I had the same problem with a Chip McCormick "10" round power mag. First use out of the bag, and it would not feed the tenth round. It will feed 9 rounds all day long. Through 10 in, and all bets are off. I seem to recall advice from somewhere recommending to download all mags by one round to avoid such problems.
This is a little confusing-if the malf is on the last round, it shouldn't matter how many rounds used to be above it. Sounds like a weak spring at the end of its range. You might try loading 2 and shooting.
After market mags for my .38 Super handle hollow points just fine.
Original Colt mags w/flat followers will reliably feed ONLY FMJ rounds.
Range time was the only way to find this out.
Of course until then I was carrying a single shot 1911. Wheee!

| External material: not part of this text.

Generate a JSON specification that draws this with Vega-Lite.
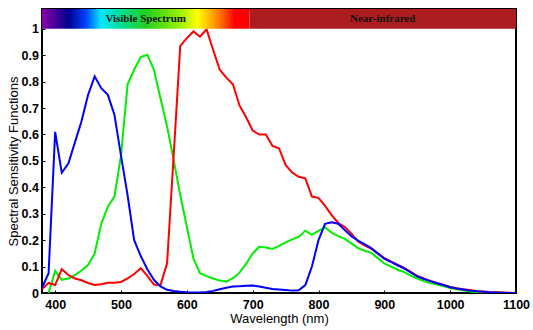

My Glocks never have this issue...
Just saying. LOL
Glocks don't meet my requirements.
And this is why I take any "8-round" 1911 mag I get and put a "7-round" follower in it. Been doing it that way for 20 years or so. (I've also been restricting my 1911 mag bodies to stainless, mostly because of an article Ayoob wrote where he said it's just easier to police up your mags in low light if they don't blend into the ground as well.)
Nary a magazine feed issue since then that didn't involve a visibly upgefucht mag.
I don't care WHO made the super-secret extra springy finger 8-round follower; out it goes, to be replaced by a traditional 7-round follwer. Doesn't matter if the follower is an old, somewhat knarfed USGI milsurp I "acquired" when we transitioned to Berettas, the old fashioned followers in a decent magazine body work like a champ.
So what if I have an empty round count hole in my Colt mags that were built as 8-rounders?
Disclaimer -- I haven't ponied up for the Wilson family of mags, so I cannot comment on them. I'd probably buy the 7-round variant anyway. . .
Have you cleaned your magazines? Instead of paying for new Wilson Combat magazines you should be able to buy a spring and follower kit for your magazines. This won't help if there is bulging with 8 rounds on the feed lips, but it is worth a try.